Der Bestseller-Autor Alex Capus mischt auch in seinem neuen Roman gekonnt historische Fakten mit Fiktion und erzählt atmosphärisch dicht von der Porträt-Malerin Susanna Faesch, spätere Caroline Weldon, im Aufbruch.

In mehreren szenischen und bildgewaltigen Episoden fächert der Autor auf knapp 300 Seiten das turbulente Leben der Protagonistin Susanna auf – angefangen von ihrer Kindheit Anfang der 1840er-Jahre im wohlhabenden aristokratischen Elternhaus in Kleinbasel bis hin zur emanzipierten Frau, die dem Sioux-Häuptling Sitting Bull zu den Aufständen ins Dakota-Gebiet folgt. Mit acht Jahren wandert sie zusammen mit der Mutter nach New York aus, wo sie sich später zur erfolgreichen Malerin entwickelte. Mit viel Gespür fürs Detail und einer flüssig-humorvollen Schreibweise versetzt Capus den Leser präzise in die zeitlichen Rahmenbedingungen mit entsprechenden Ereignissen und in die familiären Umstände von Susanna – besonders Vater Lucas und sein Freund Karl Valentiny nehmen eine bedeutende Rolle ein, doch auch die gescheiterte Ehe von Susanna und die Geburt des Sohnes Christie haben ihre angemessene Präsenz. Christie mit seiner Leidenschaft für die Geschichte und Lebensweise der Indigenen wird Susanna für ihre spätere Reise inspirieren. Die bunt gezeichneten Nebencharaktere fließen samt ihren Schauplätzen wie der Revolution in Europa, der Elektrifizierung in New York oder den mystischen Geistertänzen in den Dakotas mitein.

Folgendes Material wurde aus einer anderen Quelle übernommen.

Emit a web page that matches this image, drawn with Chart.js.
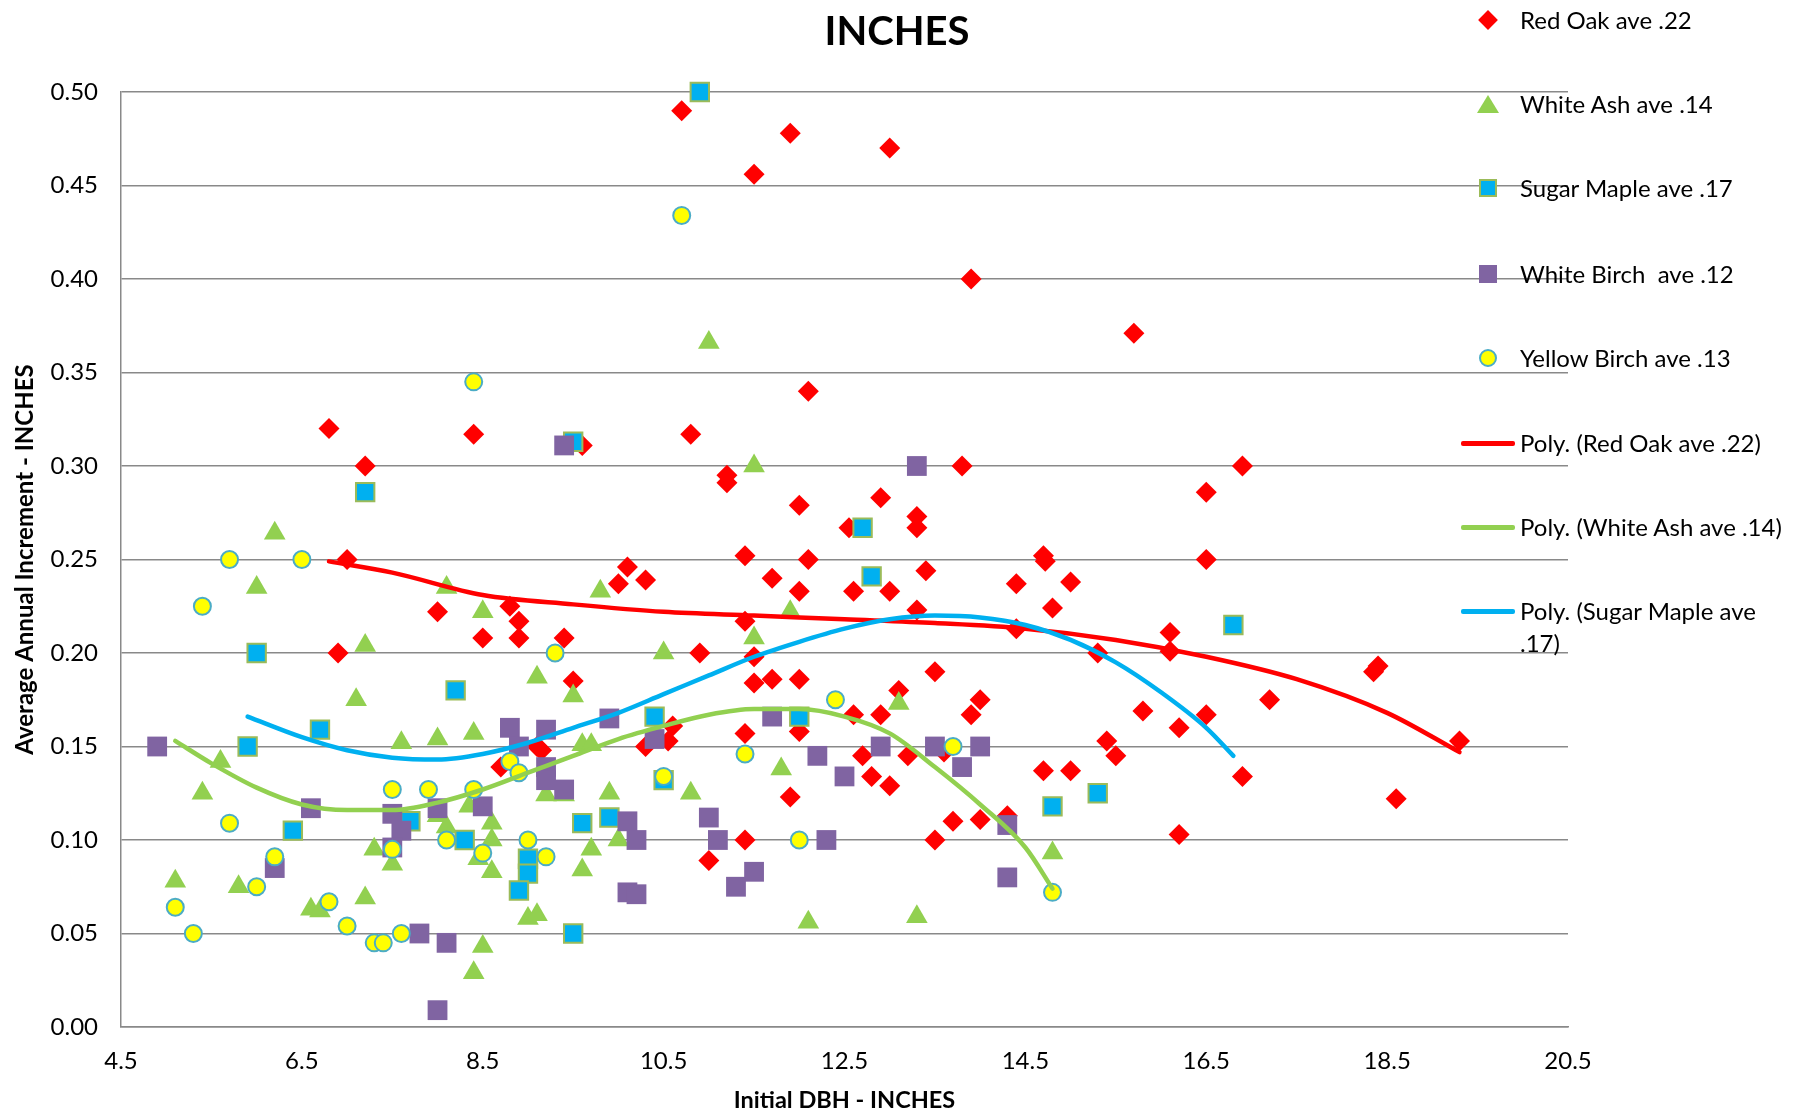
<!DOCTYPE html>
<html>
<head>
<meta charset="utf-8">
<script src="https://cdn.jsdelivr.net/npm/chart.js@4.4.1/dist/chart.umd.min.js"></script>
<style>
  body { margin: 0; background: #fff; }
  #marco { position: relative; width: 1812px; height: 1116px; font-family: Lato, "Open Sans", sans-serif; }
  #grafica { position: absolute; left: 0; top: 0; }
  .item { position: absolute; left: 1460px; height: 32px; line-height: 32px; font-size: 24px; color: #000; white-space: pre; }
  .item span.txt { position: absolute; left: 60px; top: 0; }
  .mk { position: absolute; }
</style>
</head>
<body>
<div id="marco">
  <canvas id="grafica" width="1812" height="1116"></canvas>
  <div id="leyenda"></div>
</div>
<script>
// Datos: DBH inicial (x) e incremento anual medio (y)
const redOakX = [10.7,11.9,13.0,11.5,13.9,15.7,12.1,6.8,8.4,10.8,9.6,7.2,13.8,16.9,11.2,11.2,16.5,12.9,12.0,13.3,13.3,12.55,7.0,12.1,11.4,16.5,14.7,14.72,13.4,10.1,10.3,10.0,11.7,14.4,15.0,12.0,12.6,13.0,8.8,8.0,13.3,14.8,8.9,11.4,14.4,16.1,6.9,8.5,8.9,9.4,10.9,15.3,16.1,11.5,13.5,18.35,18.4,11.5,11.7,12.0,9.5,13.1,14.0,17.2,15.8,12.6,12.9,13.9,16.5,10.6,11.4,12.0,16.2,10.55,15.4,19.3,10.3,9.1,9.15,12.7,13.2,15.5,13.6,8.7,14.7,15.0,12.8,16.9,13.0,11.9,18.6,14.3,13.7,14.0,11.4,13.5,16.2,11.0];
const redOakY = [0.49,0.478,0.47,0.456,0.40,0.371,0.34,0.32,0.317,0.317,0.311,0.30,0.30,0.30,0.295,0.291,0.286,0.283,0.279,0.273,0.267,0.267,0.25,0.25,0.252,0.25,0.252,0.249,0.244,0.246,0.239,0.237,0.24,0.237,0.238,0.233,0.233,0.233,0.225,0.222,0.223,0.224,0.217,0.217,0.213,0.211,0.20,0.208,0.208,0.208,0.20,0.20,0.201,0.198,0.19,0.19,0.193,0.184,0.186,0.186,0.185,0.18,0.175,0.175,0.169,0.167,0.167,0.167,0.167,0.161,0.157,0.158,0.16,0.153,0.153,0.153,0.15,0.15,0.148,0.145,0.145,0.145,0.147,0.139,0.137,0.137,0.134,0.134,0.129,0.123,0.122,0.113,0.11,0.111,0.10,0.10,0.103,0.089];

const whiteAshX = [11.0,11.5,6.2,6.0,8.1,9.8,8.5,11.9,11.5,7.2,10.5,9.1,9.5,7.1,13.1,7.6,8.0,8.4,9.6,9.7,5.6,11.8,5.4,9.2,9.4,9.9,10.8,8.0,8.1,8.35,8.6,8.6,10.0,7.3,9.7,7.5,8.45,8.6,9.6,14.8,5.1,5.8,7.2,6.6,6.7,9.0,9.1,12.1,13.3,8.5,8.4];
const whiteAshY = [0.366,0.30,0.264,0.235,0.235,0.233,0.222,0.222,0.208,0.204,0.20,0.187,0.177,0.175,0.173,0.152,0.154,0.157,0.151,0.151,0.142,0.138,0.125,0.124,0.124,0.125,0.125,0.113,0.107,0.118,0.109,0.10,0.10,0.095,0.095,0.087,0.09,0.083,0.084,0.093,0.078,0.075,0.069,0.063,0.062,0.058,0.06,0.056,0.059,0.043,0.029];

const sugarMapleX = [10.9,9.5,7.2,12.7,12.8,16.8,6.0,8.2,10.4,12.0,6.7,5.9,10.5,15.3,14.8,7.7,9.9,9.6,6.4,8.3,9.0,9.0,8.9,9.5];
const sugarMapleY = [0.50,0.313,0.286,0.267,0.241,0.215,0.20,0.18,0.166,0.166,0.159,0.15,0.132,0.125,0.118,0.11,0.112,0.109,0.105,0.10,0.09,0.082,0.073,0.05];

const whiteBirchX = [9.4,13.3,9.9,11.7,8.8,9.2,10.4,8.9,4.9,12.9,13.5,14.0,12.2,9.2,13.8,12.5,9.2,9.4,6.6,8.0,8.5,7.5,11.0,10.1,14.3,7.6,10.2,11.1,12.3,7.5,6.2,11.5,14.3,11.3,10.1,10.2,7.8,8.1,8.0];
const whiteBirchY = [0.311,0.30,0.165,0.166,0.16,0.159,0.154,0.15,0.15,0.15,0.15,0.15,0.145,0.139,0.139,0.134,0.132,0.127,0.117,0.117,0.118,0.114,0.112,0.11,0.108,0.105,0.10,0.10,0.10,0.096,0.085,0.083,0.08,0.075,0.072,0.071,0.05,0.045,0.009];

const yellowBirchX = [10.7,8.4,5.7,6.5,5.4,9.3,12.4,13.7,11.4,8.8,8.9,10.5,7.5,7.9,8.4,5.7,8.1,9.0,12.0,7.5,8.5,6.2,9.2,6.0,14.8,6.8,5.1,7.0,5.3,7.6,7.3,7.4];
const yellowBirchY = [0.434,0.345,0.25,0.25,0.225,0.20,0.175,0.15,0.146,0.142,0.136,0.134,0.127,0.127,0.127,0.109,0.10,0.10,0.10,0.095,0.093,0.091,0.091,0.075,0.072,0.067,0.064,0.054,0.05,0.05,0.045,0.045];

// Lineas de tendencia
const polyRedX = [6.8,7.5,8.5,9.5,10.5,11.5,12.5,13.5,14.5,15.5,16.5,17.5,18.5,19.3];
const polyRedY = [0.249,0.243,0.231,0.226,0.222,0.220,0.218,0.216,0.213,0.207,0.198,0.186,0.168,0.147];
const polyAshX = [5.1,5.5,6.0,6.5,7.0,7.5,8.0,8.5,9.0,9.5,10.0,10.5,11.0,11.5,12.0,12.5,13.0,13.5,14.0,14.5,14.8];
const polyAshY = [0.153,0.141,0.128,0.119,0.116,0.116,0.120,0.127,0.136,0.145,0.154,0.161,0.167,0.170,0.170,0.166,0.157,0.139,0.119,0.096,0.074];
const polyMapleX = [5.9,6.5,7.0,7.5,8.0,8.5,9.0,9.5,10.0,10.5,11.0,11.5,12.0,12.5,13.0,13.5,14.0,14.5,15.0,15.5,16.0,16.5,16.8];
const polyMapleY = [0.166,0.155,0.148,0.144,0.143,0.146,0.152,0.160,0.168,0.178,0.188,0.198,0.206,0.213,0.218,0.220,0.219,0.215,0.207,0.195,0.179,0.160,0.145];

const xTicks = [4.5,6.5,8.5,10.5,12.5,14.5,16.5,18.5,20.5];

const nombres = ["Red Oak ave .22","White Ash ave .14","Sugar Maple ave .17","White Birch  ave .12","Yellow Birch ave .13",
                 "Poly. (Red Oak ave .22)","Poly. (White Ash ave .14)","Poly. (Sugar Maple ave .17)"];

const fuente = "Lato, 'Open Sans', sans-serif";

function puntos(xs, ys){
    return xs.map((x,i)=>({x:x, y:ys[i]}));
}

function serie(nombre, xs, ys, estilo, orden){
    return Object.assign({
        label: nombre,
        data: puntos(xs, ys),
        showLine: false,
        borderWidth: 0,
        pointHoverRadius: 0,
        order: orden,
        clip: false
    }, estilo);
}

function tendencia(nombre, xs, ys, color, orden){
    return {
        type: "line",
        label: nombre,
        data: puntos(xs, ys),
        borderColor: color,
        borderWidth: 4.5,
        pointRadius: 0,
        fill: false,
        cubicInterpolationMode: "monotone",
        borderCapStyle: "round",
        order: orden,
        clip: false
    };
}

new Chart("grafica", {
    type: "scatter",
    data: {
        datasets: [
            serie(nombres[0], redOakX, redOakY, {pointStyle:"rectRot", pointRadius:10.5, backgroundColor:"#FF0000", pointBorderWidth:0}, 8),
            serie(nombres[1], whiteAshX, whiteAshY, {pointStyle:"triangle", pointRadius:12.5, backgroundColor:"#92D050", pointBorderWidth:0}, 7),
            serie(nombres[2], sugarMapleX, sugarMapleY, {pointStyle:"rect", pointRadius:13, backgroundColor:"#00B0F0", borderColor:"#9BBB59", pointBorderWidth:2}, 6),
            serie(nombres[3], whiteBirchX, whiteBirchY, {pointStyle:"rect", pointRadius:14, backgroundColor:"#8064A2", pointBorderWidth:0}, 5),
            serie(nombres[4], yellowBirchX, yellowBirchY, {pointStyle:"circle", pointRadius:8.5, backgroundColor:"#FFFF00", borderColor:"#4BACC6", pointBorderWidth:2}, 4),
            tendencia(nombres[5], polyRedX, polyRedY, "#FF0000", 3),
            tendencia(nombres[6], polyAshX, polyAshY, "#92D050", 2),
            tendencia(nombres[7], polyMapleX, polyMapleY, "#00B0F0", 1)
        ]
    },
    options: {
        responsive: false,
        animation: false,
        devicePixelRatio: 1,
        layout: { padding: { left: 0, right: 18, top: 0, bottom: 0 } },
        plugins: {
            legend: { display: false },
            tooltip: { enabled: false },
            title: {
                display: true,
                text: "INCHES",
                color: "#000",
                font: { family: fuente, size: 40, weight: "bold", lineHeight: 1.2 },
                padding: { top: 8, bottom: 36 }
            }
        },
        scales: {
            x: {
                type: "linear",
                min: 4.5,
                max: 20.5,
                afterBuildTicks: (eje) => { eje.ticks = xTicks.map(v => ({value: v})); },
                afterFit: (eje) => { eje.height = 89; },
                grid: { display: false, drawTicks: false },
                border: { display: true, color: "#898989", width: 1.5 },
                ticks: {
                    color: "#000",
                    padding: 20,
                    font: { family: fuente, size: 24 },
                    callback: (v) => Number(v).toFixed(1)
                },
                title: {
                    display: true,
                    text: "Initial DBH - INCHES",
                    color: "#000",
                    font: { family: fuente, size: 23.5, weight: "bold", lineHeight: 1.2 },
                    padding: { top: 0, bottom: 1 }
                }
            },
            y: {
                type: "linear",
                min: 0,
                max: 0.5,
                afterFit: (eje) => { eje.width = 121; },
                grid: { color: "#898989", lineWidth: 1.5, drawTicks: false },
                border: { display: true, color: "#898989", width: 1.5 },
                ticks: {
                    stepSize: 0.05,
                    color: "#000",
                    padding: 23,
                    font: { family: fuente, size: 24 },
                    callback: (v) => Number(v).toFixed(2)
                },
                title: {
                    display: true,
                    text: "Average Annual Increment - INCHES",
                    color: "#000",
                    font: { family: fuente, size: 24, weight: "bold", lineHeight: 1.2 },
                    padding: { top: 11, bottom: 0 }
                }
            },
            // eje vacio a la derecha: deja sitio para la leyenda
            espacio: {
                type: "linear",
                position: "right",
                display: true,
                afterFit: (eje) => { eje.width = 226; },
                grid: { display: false, drawTicks: false },
                border: { display: false },
                ticks: { display: false }
            }
        }
    }
});

// Leyenda en HTML, superpuesta a la derecha como en el original
const marcas = [
    '<div class="mk" style="left:21px;top:9px;width:14px;height:14px;background:#FF0000;transform:rotate(45deg)"></div>',
    '<div class="mk" style="left:17px;top:7px;width:0;height:0;border-left:11px solid transparent;border-right:11px solid transparent;border-bottom:18px solid #92D050"></div>',
    '<div class="mk" style="left:19px;top:7px;width:14px;height:14px;background:#00B0F0;border:2px solid #9BBB59"></div>',
    '<div class="mk" style="left:19px;top:7px;width:18px;height:18px;background:#8064A2"></div>',
    '<div class="mk" style="left:19px;top:7px;width:14px;height:14px;border-radius:50%;background:#FFFF00;border:2px solid #4BACC6"></div>',
    '<div class="mk" style="left:1px;top:14px;width:54px;height:4.5px;border-radius:2px;background:#FF0000"></div>',
    '<div class="mk" style="left:1px;top:14px;width:54px;height:4.5px;border-radius:2px;background:#92D050"></div>',
    '<div class="mk" style="left:1px;top:14px;width:54px;height:4.5px;border-radius:2px;background:#00B0F0"></div>'
];
const filas = [20,104,188,274,358,443,527,611];
const textos = nombres.slice();
textos[7] = "Poly. (Sugar Maple ave\n.17)";
const leyenda = document.getElementById("leyenda");
leyenda.innerHTML = filas.map((cy,i) =>
    `<div class="item" style="top:${cy-16}px">${marcas[i]}<span class="txt">${textos[i]}</span></div>`
).join("");
</script>
</body>
</html>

Alex Capus ist ein wortgewandter, unterhaltsamer und soghafter Geschichtenerzähler – doch trotz Spannung und einer gut komponierten Handlung fehlt es Susanna und ihren Nebenfiguren etwas an psychologischer Tiefenschärfe. Die unkonventionellen Lebensstationen samt packender Atmosphäre sind wunderbar herausgearbeitet, unklar bleiben Susannas private und politische Motive für diesen emanzipierten Aufbruch in die Freiheit im 19. Jahrhundert. So ist „Susanna“ zwar eine lesenswerte biografische Geschichte zwischen Dokumentation und literarischer Fiktion, aber es bleibt das Gefühl, dass dieser Stoff voller verwebten Lebensbiografien und einer außergewöhnlichen Frau noch mehr hergegeben hätte. Aber Capus inspiriert mit seiner gut recherchierten und lebendigen Susanna-Geschichte zum Nachdenken über eigene Lebensträume, die viel Mut und Unerschrockenheit zum Verwirklichen benötigen.